* _GIVEN TASK_: Set the data down again, exactly as it reads, but without the pictures.
---------- PROVIDED DATA
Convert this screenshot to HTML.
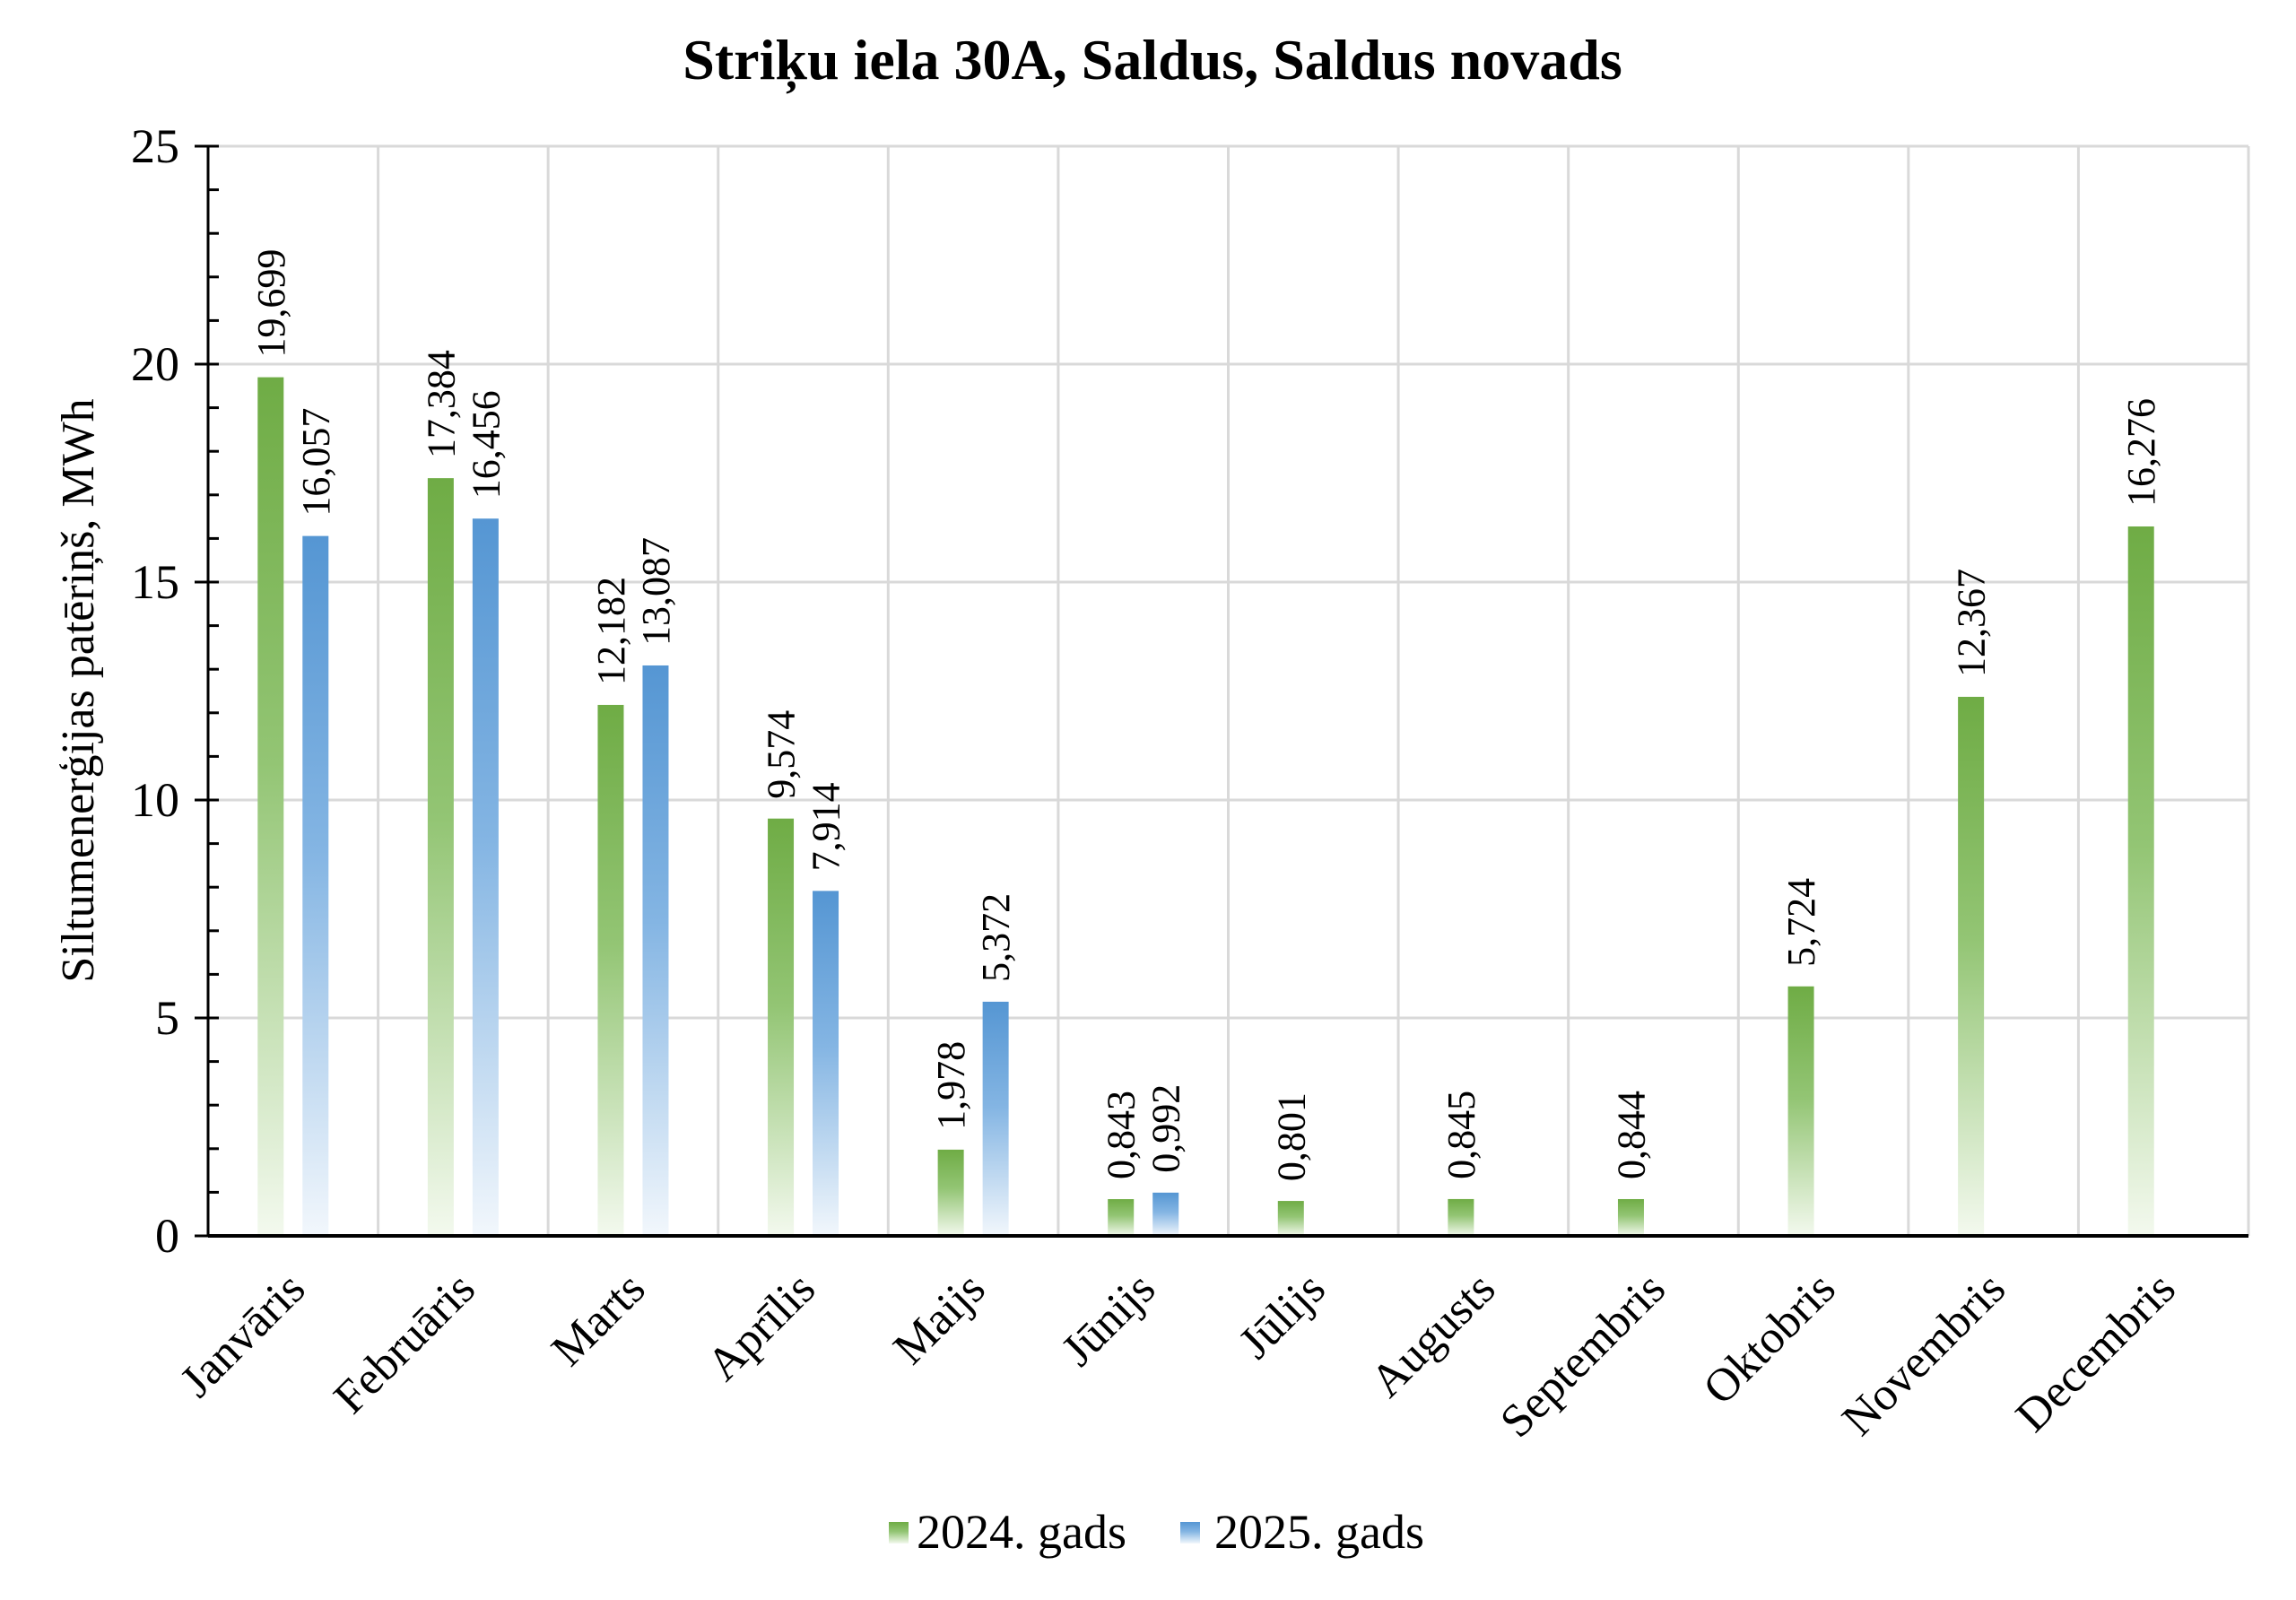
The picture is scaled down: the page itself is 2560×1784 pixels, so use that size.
<!DOCTYPE html>
<html><head><meta charset="utf-8"><style>
body{margin:0;background:#fff;}
svg{display:block;font-family:"Liberation Serif",serif;}
</style></head><body>
<svg id="chart" width="2560" height="1784" viewBox="0 0 2560 1784">
<defs>
<linearGradient id="gGreen" x1="0" y1="0" x2="0" y2="1"><stop offset="0" stop-color="#6fac45"/><stop offset="0.45" stop-color="#93c574"/><stop offset="1" stop-color="#f3f9ee"/></linearGradient>
<linearGradient id="gBlue" x1="0" y1="0" x2="0" y2="1"><stop offset="0" stop-color="#5596d3"/><stop offset="0.45" stop-color="#84b5e3"/><stop offset="1" stop-color="#f2f7fc"/></linearGradient>
</defs>
<text x="1285" y="88" text-anchor="middle" font-size="64" font-weight="bold">Striķu iela 30A, Saldus, Saldus novads</text>
<text transform="translate(104,770) rotate(-90)" text-anchor="middle" font-size="52">Siltumenerģijas patēriņš, MWh</text>
<g id="grid"></g><g id="bars"></g><g id="axes"></g>
<g>
<rect x="991" y="1697" width="22" height="24" fill="url(#gGreen)"/>
<text x="1022" y="1726" font-size="54">2024. gads</text>
<rect x="1316" y="1697" width="22" height="24" fill="url(#gBlue)"/>
<text x="1354" y="1726" font-size="54">2025. gads</text>
</g>
</svg>
<script>
const categories=["Janvāris","Februāris","Marts","Aprīlis","Maijs","Jūnijs","Jūlijs","Augusts","Septembris","Oktobris","Novembris","Decembris"];
const series2024=[19.699,17.384,12.182,9.574,1.978,0.843,0.801,0.845,0.844,5.724,12.367,16.276];
const series2025=[16.057,16.456,13.087,7.914,5.372,0.992,null,null,null,null,null,null];
const yTicks=[0,5,10,15,20,25];
const NS="http://www.w3.org/2000/svg";
const X0=232,X1=2507,Y0=1378,Y1=163,YMAX=25;
const band=(X1-X0)/categories.length;
const y=v=>Y0-(v/YMAX)*(Y0-Y1);
const xc=i=>X0+band*(i+0.5);
function mk(tag,attrs,parent){const e=document.createElementNS(NS,tag);for(const k in attrs)e.setAttribute(k,attrs[k]);parent.appendChild(e);return e;}
const grid=document.getElementById('grid'),bars=document.getElementById('bars'),axes=document.getElementById('axes');
yTicks.forEach(t=>{if(t>0){const l=mk('line',{x1:X0,x2:X1,y1:y(t),y2:y(t),stroke:'#d9d9d9','stroke-width':3},grid);

}
const tx=mk('text',{x:X0-32,y:y(t)+18,'text-anchor':'end','font-size':54},axes);tx.textContent=t;


mk('line',{x1:X0-15,x2:X0+12,y1:y(t),y2:y(t),stroke:'#000','stroke-width':3},axes);});
for(let v=1;v<YMAX;v++){if(v%5)mk('line',{x1:X0,x2:X0+12,y1:y(v),y2:y(v),stroke:'#000','stroke-width':3},axes);}
for(let i=1;i<=categories.length;i++){const gx=X0+band*i;const l=mk('line',{x1:gx,x2:gx,y1:Y1,y2:Y0,stroke:'#d9d9d9','stroke-width':3},grid);

}
mk('line',{x1:X0,x2:X1,y1:Y0,y2:Y0,stroke:'#000','stroke-width':4},axes);
mk('line',{x1:X0,x2:X0,y1:Y1,y2:Y0,stroke:'#000','stroke-width':3},axes);
const fmt=v=>v.toFixed(3).replace('.',',');
function drawBar(v,i,off,fill,name){if(v==null)return;const cx=xc(i)+off,w=29;
const r=mk('rect',{x:cx-w/2,y:y(v),width:w,height:Y0-y(v),fill:fill},bars);


const t=mk('text',{transform:`translate(${cx+15},${y(v)-22}) rotate(-90)`,'font-size':44},bars);t.textContent=fmt(v);

}
categories.forEach((c,i)=>{drawBar(series2024[i],i,-25,'url(#gGreen)','bar-2024');drawBar(series2025[i],i,25,'url(#gBlue)','bar-2025');
const t=mk('text',{transform:`translate(${xc(i)+16},${Y0+62}) rotate(-45)`,'text-anchor':'end','font-size':52},axes);t.textContent=c;

});
</script>
</body></html>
--------------------
* _CORRECT OUTPUT_:
Convert this screenshot to HTML.
The picture is scaled down: the page itself is 2560×1784 pixels, so use that size.
<!DOCTYPE html>
<html><head><meta charset="utf-8"><style>
body{margin:0;background:#fff;}
svg{display:block;font-family:"Liberation Serif",serif;}
</style></head><body>
<svg id="chart" width="2560" height="1784" viewBox="0 0 2560 1784">
<defs>
<linearGradient id="gGreen" x1="0" y1="0" x2="0" y2="1"><stop offset="0" stop-color="#6fac45"/><stop offset="0.45" stop-color="#93c574"/><stop offset="1" stop-color="#f3f9ee"/></linearGradient>
<linearGradient id="gBlue" x1="0" y1="0" x2="0" y2="1"><stop offset="0" stop-color="#5596d3"/><stop offset="0.45" stop-color="#84b5e3"/><stop offset="1" stop-color="#f2f7fc"/></linearGradient>
</defs>
<text x="1285" y="88" text-anchor="middle" font-size="64" font-weight="bold">Striķu iela 30A, Saldus, Saldus novads</text>
<text transform="translate(104,770) rotate(-90)" text-anchor="middle" font-size="52">Siltumenerģijas patēriņš, MWh</text>
<g id="grid"></g><g id="bars"></g><g id="axes"></g>
<g>
<rect x="991" y="1697" width="22" height="24" fill="url(#gGreen)"/>
<text x="1022" y="1726" font-size="54">2024. gads</text>
<rect x="1316" y="1697" width="22" height="24" fill="url(#gBlue)"/>
<text x="1354" y="1726" font-size="54">2025. gads</text>
</g>
</svg>
<script>
const categories=["Janvāris","Februāris","Marts","Aprīlis","Maijs","Jūnijs","Jūlijs","Augusts","Septembris","Oktobris","Novembris","Decembris"];
const series2024=[19.699,17.384,12.182,9.574,1.978,0.843,0.801,0.845,0.844,5.724,12.367,16.276];
const series2025=[16.057,16.456,13.087,7.914,5.372,0.992,null,null,null,null,null,null];
const yTicks=[0,5,10,15,20,25];
const NS="http://www.w3.org/2000/svg";
const X0=232,X1=2507,Y0=1378,Y1=163,YMAX=25;
const band=(X1-X0)/categories.length;
const y=v=>Y0-(v/YMAX)*(Y0-Y1);
const xc=i=>X0+band*(i+0.5);
function mk(tag,attrs,parent){const e=document.createElementNS(NS,tag);for(const k in attrs)e.setAttribute(k,attrs[k]);parent.appendChild(e);return e;}
const grid=document.getElementById('grid'),bars=document.getElementById('bars'),axes=document.getElementById('axes');
yTicks.forEach(t=>{if(t>0){const l=mk('line',{x1:X0,x2:X1,y1:y(t),y2:y(t),stroke:'#d9d9d9','stroke-width':3},grid);

}
const tx=mk('text',{x:X0-32,y:y(t)+18,'text-anchor':'end','font-size':54},axes);tx.textContent=t;


mk('line',{x1:X0-15,x2:X0+12,y1:y(t),y2:y(t),stroke:'#000','stroke-width':3},axes);});
for(let v=1;v<YMAX;v++){if(v%5)mk('line',{x1:X0,x2:X0+12,y1:y(v),y2:y(v),stroke:'#000','stroke-width':3},axes);}
for(let i=1;i<=categories.length;i++){const gx=X0+band*i;const l=mk('line',{x1:gx,x2:gx,y1:Y1,y2:Y0,stroke:'#d9d9d9','stroke-width':3},grid);

}
mk('line',{x1:X0,x2:X1,y1:Y0,y2:Y0,stroke:'#000','stroke-width':4},axes);
mk('line',{x1:X0,x2:X0,y1:Y1,y2:Y0,stroke:'#000','stroke-width':3},axes);
const fmt=v=>v.toFixed(3).replace('.',',');
function drawBar(v,i,off,fill,name){if(v==null)return;const cx=xc(i)+off,w=29;
const r=mk('rect',{x:cx-w/2,y:y(v),width:w,height:Y0-y(v),fill:fill},bars);


const t=mk('text',{transform:`translate(${cx+15},${y(v)-22}) rotate(-90)`,'font-size':44},bars);t.textContent=fmt(v);

}
categories.forEach((c,i)=>{drawBar(series2024[i],i,-25,'url(#gGreen)','bar-2024');drawBar(series2025[i],i,25,'url(#gBlue)','bar-2025');
const t=mk('text',{transform:`translate(${xc(i)+16},${Y0+62}) rotate(-45)`,'text-anchor':'end','font-size':52},axes);t.textContent=c;

});
</script>
</body></html>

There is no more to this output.